Throughout his illness, he only 'lost it' a couple of times. The first was when the GP told him he could no longer drive. Standing next to me at the kitchen sink, in reply to my asking if he was all right, he said, 'I'm absolutely gutted.' There was nothing I could say. The fact that I'd been doing all the driving since the previous Christmas when it became obvious that he was too vague and slow to be trusted behind the wheel was irrelevant. At least he'd known that if he wanted to he could.

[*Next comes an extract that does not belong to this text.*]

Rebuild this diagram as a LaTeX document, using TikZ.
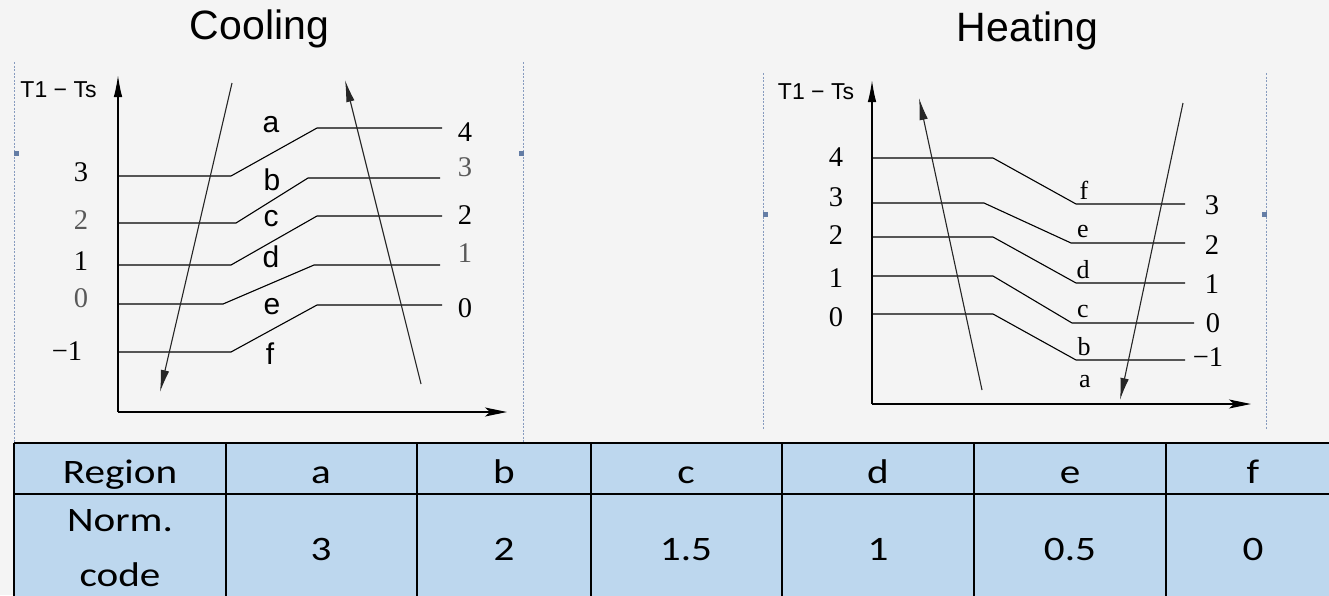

The next time he expressed despair about his illness was the following year, maybe 12 months later. It was after 10 pm or so. Bed time. Time to clean teeth and retire for the night. TV was off. We'd had our drinks and customary squares of dark chocolate, our evening treat after we both quit alcohol a couple of years earlier. It should have been a cosy time but it never was while Allan had that illness. Every day was imbued with my fear of what would happen next. We hadn't yet stood up when I noticed Allan's face, so sad as he leaned forward and stared into the corner. 'Allan, what's wrong?' Well, what wasn't wrong? but we say these things. 'I'm just thinking depressing thoughts about life, the universe and everything,' he said heavily. I went to sit and hold him and reassure him that we were coping. Practically we were. But emotionally it was torture. Allan rarely said anything other than to express that through it all, he was just worried about me having to do everything because he was no longer able . He worried about me having to go on without him. Typically, I'd joke at this stage. 'Don't worry about me,' I'd say over his shoulder, because inevitably he'd be holding onto me. 'I'll be heading off to Europe with your money.' Which is exactly what I'm doing.
But at the end of the day - at the end of every day - I'm so sad and lonely without him. I had 45 years safe in that blanket of love.